Immediately adjacent, Legal and General's £350 million Temple Island development was approved by Bristol City Council in April 2026. Designed by Zaha Hadid Architects, the 2.7-hectare former rail depot site will deliver 520 homes across four residential buildings, two office buildings, flexible workspace and a 164-room hotel with conference facilities. Sanctus is carrying out enabling works and remediation; a main construction contractor is expected to be appointed in 2026 as the scheme progresses from planning into delivery. The combined Temple Island and Temple Quarter Enterprise Campus developments create a concentrated zone of construction activity that will run through to 2030.

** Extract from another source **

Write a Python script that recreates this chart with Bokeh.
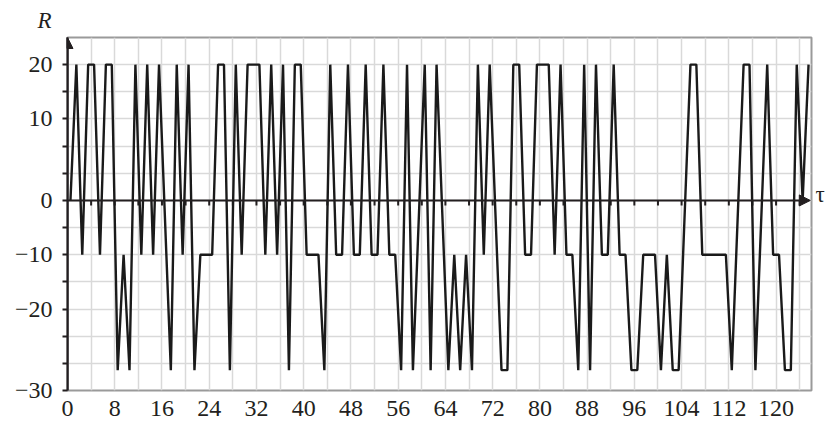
from bokeh.plotting import figure
from bokeh.models import FixedTicker, Arrow, NormalHead, Range1d, Title, LinearAxis
from bokeh.embed import file_html
from bokeh.resources import INLINE

# ---- data ----
tau = [0.5, 1.5, 2.5, 3.5, 4.5, 5.5, 6.5, 7.5, 8.5, 9.5,
       10.5, 11.5, 12.5, 13.5, 14.5, 15.5, 17.5, 18.5, 19.5, 20.5,
       21.5, 22.5, 23.5, 24.5, 25.5, 26.5, 27.5, 28.5, 29.5, 30.5,
       31.5, 32.5, 33.5, 34.5, 35.5, 36.5, 37.5, 38.5, 39.5, 40.5,
       41.5, 42.5, 43.5, 44.5, 45.5, 46.5, 47.5, 48.5, 49.5, 50.5,
       51.5, 52.5, 53.5, 54.5, 55.5, 56.5, 57.5, 58.5, 60.5, 61.5,
       62.5, 64.5, 65.5, 66.5, 67.5, 68.5, 69.5, 70.5, 71.5, 73.5,
       74.5, 75.5, 76.5, 77.5, 78.5, 79.5, 80.5, 81.5, 82.5, 83.5,
       84.5, 85.5, 86.5, 87.5, 88.5, 89.5, 90.5, 91.5, 92.5, 93.5,
       94.5, 95.5, 96.5, 97.5, 98.5, 99.5, 100.5, 101.5, 102.5, 103.5,
       105.5, 106.5, 107.5, 108.5, 109.5, 110.5, 111.5, 112.5, 114.5, 115.5,
       116.5, 118.5, 119.5, 120.5, 121.5, 122.5, 123.5, 124.5, 125.5]
R = [0, 20, -8, 20, 20, -8, 20, 20, -25, -8,
     -25, 20, -8, 20, -8, 20, -25, 20, -8, 20,
     -25, -8, -8, -8, 20, 20, -25, 20, -8, 20,
     20, 20, -8, 20, -8, 20, -25, 20, 20, -8,
     -8, -8, -25, 20, -8, -8, 20, -8, -8, 20,
     -8, -8, 20, -8, -8, -25, 20, -25, 20, -25,
     20, -25, -8, -25, -8, -25, 20, -8, 20, -25,
     -25, 20, 20, -8, -8, 20, 20, 20, -8, 20,
     -8, -8, -25, 20, -25, 20, -8, -8, 20, -8,
     -8, -25, -25, -8, -8, -8, -25, -8, -25, -25,
     20, 20, -8, -8, -8, -8, -8, -25, 20, 20,
     -25, 20, -8, -8, -25, -25, 20, 0, 20]

x_label_ticks = list(range(0, 121, 8))
x_grid_ticks = list(range(0, 125, 4))
y_grid_ticks = list(range(-28, 21, 4))
y_tick_labels = {20: "20", 12: "10", 0: "0", -8: "\u221210", -16: "\u221220", -28: "\u221230"}

FONT = "Liberation Serif"
INK = "#231f20"

p = figure(width=827, height=421,
           x_range=Range1d(0, 126), y_range=Range1d(-28, 24),
           output_backend="svg", toolbar_location=None,
           min_border_left=67, min_border_right=11,
           min_border_top=37, min_border_bottom=31)

p.outline_line_color = "#9a9a9a"
p.outline_line_width = 2

p.xgrid.ticker = FixedTicker(ticks=x_grid_ticks)
p.ygrid.ticker = FixedTicker(ticks=y_grid_ticks)
for g in (p.xgrid, p.ygrid):
    g.grid_line_color = "#d9d9d9"
    g.grid_line_width = 1.5

xa = p.xaxis[0]
xa.ticker = FixedTicker(ticks=x_label_ticks)
xa.axis_line_color = None
xa.major_tick_line_color = None
xa.minor_tick_line_color = None
xa.major_label_text_font = FONT
xa.major_label_text_font_size = "24px"
xa.major_label_text_color = INK
xa.major_label_standoff = 4

ya = p.yaxis[0]
ya.ticker = FixedTicker(ticks=y_grid_ticks)
ya.major_label_overrides = {t: y_tick_labels.get(t, "") for t in y_grid_ticks}
ya.axis_line_color = INK
ya.axis_line_width = 2
ya.major_tick_line_color = INK
ya.major_tick_line_width = 2
ya.major_tick_out = 5
ya.major_tick_in = 0
ya.minor_tick_line_color = None
ya.major_label_text_font = FONT
ya.major_label_text_font_size = "24px"
ya.major_label_text_color = INK
ya.major_label_standoff = 10

# axis name "tau" at the right end of the tau axis (second blank line lifts it to the axis)
tau_axis = LinearAxis(ticker=FixedTicker(ticks=[]),
                      axis_line_color=None, major_tick_line_color=None,
                      minor_tick_line_color=None, major_tick_out=0, major_tick_in=0,
                      major_label_standoff=0,
                      axis_label="\u03c4\n\u00a0", axis_label_orientation="horizontal",
                      axis_label_standoff=4, axis_label_text_font=FONT,
                      axis_label_text_font_style="normal",
                      axis_label_text_line_height=1.6,
                      axis_label_text_font_size="23px", axis_label_text_color=INK)
p.add_layout(tau_axis, "right")

# axis name "R" above the R axis
p.add_layout(Title(text="R", align="left", offset=-30, standoff=10,
                   text_font=FONT, text_font_style="italic",
                   text_font_size="23px", text_color=INK), "above")

# small ticks on the tau axis
tick_x = x_grid_ticks[1:]
p.segment(x0=tick_x, y0=[0] * len(tick_x), x1=tick_x, y1=[-0.75] * len(tick_x),
          line_color=INK, line_width=2)

# tau axis with arrow
p.add_layout(Arrow(end=NormalHead(size=11, fill_color=INK, line_color=INK),
                   x_start=0, y_start=0, x_end=125.8, y_end=0,
                   line_color=INK, line_width=2))
# R axis arrow
p.add_layout(Arrow(end=NormalHead(size=11, fill_color=INK, line_color=INK),
                   x_start=0, y_start=-28, x_end=0, y_end=24,
                   line_color=INK, line_width=2))

p.line(tau, R, line_color="#1a1a1a", line_width=2.4)

open("out.html", "w").write(file_html(p, INLINE))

The wider Temple Quarter regeneration framework, with development partner Muse selected by the West of England Combined Authority in January 2026, sets out 10,000 new homes, extensive commercial space and major public realm and connectivity improvements across the St Philip's Marsh corridor. This is a decade-long pipeline that will sustain demand for Bristol-area groundworkers, bricklayers, electricians, plumbers and finishing trades well into the 2030s. The M5 and A4 corridors serve as the main supply routes, with many Bristol subcontractors based in Keynsham, Clevedon, Nailsea and Yate.